René Maran : En ce jour, souvenons-nous de la naissance de l’auteur qui a osé dénoncer le colonialisme
René Maran, une figure emblématique des lettres françaises, reste un pionnier de la littérature noire et un fervent critique du colonialisme. Né le 5 novembre 1887 à bord d’un navire entre la Guyane et la Martinique, ce fils d’administrateur colonial a su, malgré son parcours au sein de l’administration coloniale, se dresser contre les injustices de son époque à travers sa plume incisive et humaniste.
À sept ans, René est envoyé dans des écoles prestigieuses de Bordeaux, où il se lie d’amitié avec Félix Eboué, futur gouverneur et défenseur de l’émancipation africaine. Dès 1912, Maran, devenu administrateur colonial, est envoyé en Oubangui-Chari (aujourd’hui République centrafricaine). Mais son passage dans cette fonction n’a fait qu’aiguiser sa sensibilité aux excès de la colonisation, une réalité qu’il dénonce avec force dans ses écrits.
En 1921, la publication de Batouala – Véritable roman nègre, œuvre marquante qui s’ouvre sur une préface audacieuse dénonçant les violences du colonialisme, lui vaut le prix Goncourt. Il devient alors le premier écrivain noir à recevoir cette prestigieuse récompense, un fait inédit qui fait grand bruit dans la France de l’époque. Ce roman, raconté du point de vue des colonisés, est une immersion brute dans les réalités des peuples africains sous la domination française et une critique lucide de l’oppression coloniale. Ce succès littéraire incite Maran à quitter l’administration pour se consacrer à la littérature et au journalisme à Paris.
Tout au long de sa carrière, il publie une multitude d’œuvres allant de la poésie à l’essai historique, enrichissant la littérature française de perspectives inédites sur la condition noire et l’héritage colonial. Parmi ses livres les plus célèbres, on trouve Le Petit Roi de Chimérie (1924), Djouma, chien de Brousse (1927), et Les Pionniers de l’Empire (1943), qui abordent les relations complexes entre colonisateurs et colonisés. Son œuvre témoigne de son engagement pour une représentation authentique des sociétés africaines et un hommage aux explorateurs africains et leurs récits souvent méconnus.

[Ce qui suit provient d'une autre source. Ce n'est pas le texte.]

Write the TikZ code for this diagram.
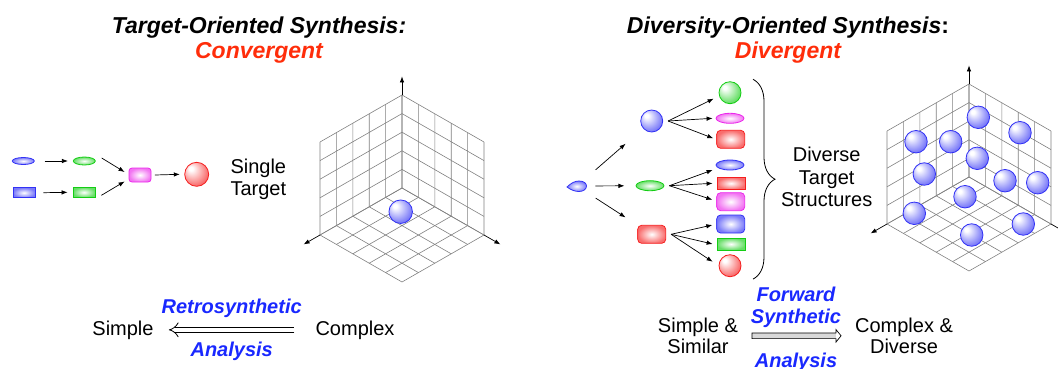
\documentclass[tikz,border=0pt]{standalone}
\usepackage{fontspec}
\setmainfont{Liberation Sans}
\usepackage{xcolor}
\usepackage{tikz}
\usetikzlibrary{arrows.meta,positioning,calc,shapes.geometric,decorations.pathreplacing}

\definecolor{dsblue}{RGB}{50,50,245}
\definecolor{dsred}{RGB}{245,30,30}
\definecolor{dsgreen}{RGB}{20,205,20}
\definecolor{dsmag}{RGB}{235,40,235}
\definecolor{ttlred}{RGB}{255,45,10}
\definecolor{txtblue}{RGB}{25,40,255}

\colorlet{sphcol}{blue}
\pgfdeclareradialshading[sphcol]{sphere}{\pgfpoint{-13bp}{13bp}}{%
  color(0bp)=(white); color(4bp)=(white); color(30bp)=(sphcol); color(50bp)=(sphcol!90!black)}

\begin{document}
\begin{tikzpicture}[
    x=1pt, y=-1pt,
    >=Latex,
    sph/.style={circle, draw=#1, line width=0.8pt, inner sep=0pt, minimum size=22pt,
        /utils/exec={\colorlet{sphcol}{#1!68!white}}, shading=sphere},
    ell/.style={ellipse, draw=#1, line width=0.8pt, inner sep=0pt, inner color=white,
        outer color=#1!65!white, minimum width=28pt, minimum height=10pt},
    blk/.style={rectangle, draw=#1, line width=0.8pt, inner sep=0pt, inner color=white,
        outer color=#1!65!white, minimum width=28pt, minimum height=12pt},
    rblk/.style={blk=#1, rounded corners=4pt, minimum height=18pt},
    arr/.style={-{Latex[length=6pt,width=4.5pt]}, line width=0.7pt},
    gridln/.style={draw=black!50, line width=0.6pt},
    axisln/.style={-{Latex[length=6pt,width=4.5pt]}, line width=0.7pt},
    ttl/.style={font=\fontsize{23}{26}\selectfont\bfseries\itshape, inner sep=0pt, anchor=base},
    lbl/.style={font=\fontsize{20}{21.7}\selectfont, align=center, inner sep=0pt, anchor=base},
    blu/.style={lbl, font=\fontsize{20}{21.7}\selectfont\bfseries\itshape, text=txtblue}
]
\useasboundingbox (0,0) rectangle (1058,368);

% titles
\node[ttl] (tos) at (259,33.5) {Target-Oriented Synthesis:};
\node[ttl, text=ttlred] (conv) at (259,58) {Convergent};
\node[ttl] (dos) at (788,33.5) {Diversity-Oriented Synthesis{\upshape:}};
\node[ttl, text=ttlred] (divg) at (788,58) {Divergent};

% chemical space grids
\foreach \cx/\cy in {402/188,969/177}{
  \begin{scope}[shift={(\cx,\cy)}, x={(-16.4pt,-9.4pt)}, y={(16.4pt,-9.4pt)}, z={(0pt,18.6pt)}]
    \foreach \i in {0,...,5}{
      \draw[gridln] (\i,0,0) -- (\i,5,0) (0,\i,0) -- (5,\i,0);
      \draw[gridln] (\i,0,0) -- (\i,0,5) (0,0,\i) -- (5,0,\i);
      \draw[gridln] (0,\i,0) -- (0,\i,5) (0,0,\i) -- (0,5,\i);
    }
    \draw[axisln] (5,0,0) -- (6,0,0);
    \draw[axisln] (0,5,0) -- (0,6,0);
    \draw[axisln] (0,0,5) -- (0,0,6);
  \end{scope}
}
\node[sph=dsblue, minimum size=23.5pt] (hit) at (400.7,211.7) {};
\foreach \p [count=\k] in {(978.3,117.3),(1020,132.7),(916,141.7),(950.7,141.7),
    (977.3,158.3),(924.3,174),(1005,180.7),(1037.7,182.7),(965,196.7),
    (914.3,213.3),(1023.3,224),(971.7,235)}
  \node[sph=dsblue, minimum size=22.5pt] (lib\k) at \p {};

% convergent route
\node[ell=dsblue, minimum width=22pt, minimum height=7pt] (be) at (23.3,161) {};
\node[ell=dsgreen, minimum width=22pt, minimum height=8pt] (ge) at (84.3,161) {};
\node[blk=dsblue, minimum width=22pt, minimum height=10pt] (br) at (24,192.7) {};
\node[blk=dsgreen, minimum width=22pt, minimum height=10pt] (gr) at (84,192.3) {};
\node[rblk=dsmag, minimum width=22pt, minimum height=14pt, rounded corners=3pt] (mg) at (140,175) {};
\node[sph=dsred, minimum size=24pt] (tgt) at (196.7,174.3) {};
\draw[arr] ($(be.east)+(10,0)$) -- ($(ge.west)+(-5,0)$);
\draw[arr] ($(br.east)+(8,0)$) -- ($(gr.west)+(-5,0)$);
\draw[arr] ($(ge.east)+(6,-3)$) -- ($(mg.west)+(-4,-3)$);
\draw[arr] ($(gr.east)+(6,3)$) -- ($(mg.west)+(-4,6.5)$);
\draw[arr] ($(mg.east)+(3.5,0)$) -- ($(tgt.west)+(-4.5,0)$);
\node[lbl] (single) at (258.3,195) {Single\\Target};

% divergent route
\shade[draw=dsblue, line width=0.8pt, inner color=white, outer color=dsblue!65!white]
  (567,187) .. controls (571,183) and (575,181) .. (579,181)
  .. controls (584,181) and (586.5,183.5) .. (586.5,186)
  .. controls (586.5,189) and (583.5,191.5) .. (579,191.5)
  .. controls (575,191.5) and (571,190) .. (567,187) -- cycle;
\coordinate (seed) at (577,186);
\node[sph=dsblue] (s1) at (651.7,121) {};
\node[ell=dsgreen] (s2) at (650,185.7) {};
\node[rblk=dsred] (s3) at (651.7,234.3) {};
\foreach \n in {s1,s2,s3}
  \draw[arr] ($(seed)!0.25!(\n)$) -- ($(seed)!0.65!(\n)$);

\node[sph=dsgreen] (t1) at (730,92.7) {};
\node[ell=dsmag] (t2) at (730,118.3) {};
\node[rblk=dsred] (t3) at (730.7,139.3) {};
\node[ell=dsblue] (t4) at (730,165) {};
\node[blk=dsred] (t5) at (731,183.3) {};
\node[rblk=dsmag] (t6) at (730.7,201.7) {};
\node[rblk=dsblue] (t7) at (730.7,224) {};
\node[blk=dsgreen] (t8) at (731,244) {};
\node[sph=dsred] (t9) at (730,265.7) {};
\foreach \src/\dst/\dx/\dy in {s1/t1/-5/6, s1/t2/-3/0, s1/t3/-3/-1,
    s2/t4/-3/5, s2/t5/-4/0, s2/t6/-4/-2, s3/t7/-4/1, s3/t8/-4/0, s3/t9/-6/-4}
  \draw[arr] ($(\src.east)+(5,0)$) -- ($(\dst.west)+(\dx,\dy)$);

\draw[decorate, decoration={brace, amplitude=22pt}, line width=0.8pt]
  ($(t1.north)+(23,-2)$) -- ($(t9.south)+(23,2)$);
\node[lbl, font=\fontsize{20}{22.5}\selectfont] (dts) at (826.7,206.7) {Diverse\\Target\\Structures};

% retrosynthetic analysis
\node[lbl] (simple) at (123,335) {Simple};
\node[lbl] (complex) at (355,335) {Complex};
\node[blu] (retro) at (231.7,313) {Retrosynthetic};
\node[blu] (ana1) at (231.7,356) {Analysis};
\draw[double, double distance=4.5pt, line width=0.8pt, -{Implies}, shorten >=15pt, shorten <=21pt]
  (complex) -- (simple);

% forward synthetic analysis
\node[lbl, font=\fontsize{20}{20.7}\selectfont] (simsim) at (698,353.3) {Simple \&\\Similar};
\node[lbl, font=\fontsize{20}{20.7}\selectfont] (cmpdiv) at (904,353.3) {Complex \&\\Diverse};
\node[blu] (fwd) at (796,323.3) {Forward\\Synthetic};
\node[blu] (ana2) at (796,367.5) {Analysis};
\path (simsim.east) -- (cmpdiv.west) coordinate[pos=0.5] (fwdmid);
\fill[gray!30] ($(fwdmid)+(-44.5,-2.8)$) rectangle ($(fwdmid)+(39.5,2.8)$);
\draw[line width=0.7pt] ($(fwdmid)+(-44.5,-2.8)$) -- ++(84,0) -- ++(0,-3.4) -- ++(5,6.2)
  -- ++(-5,6.2) -- ++(0,-3.4) -- ++(-84,0) -- cycle;
\end{tikzpicture}
\end{document}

René Maran s’éteint le 9 mai 1960 et repose au cimetière Montparnasse à Paris. À travers son héritage littéraire, il demeure un symbole de résistance culturelle et de lucidité face aux dérives de la colonisation. Son œuvre résonne encore aujourd’hui comme un appel à la justice, à la dignité et à la reconnaissance de toutes les voix de la francophonie, en particulier celles de ceux que l’histoire a trop souvent réduits au silence.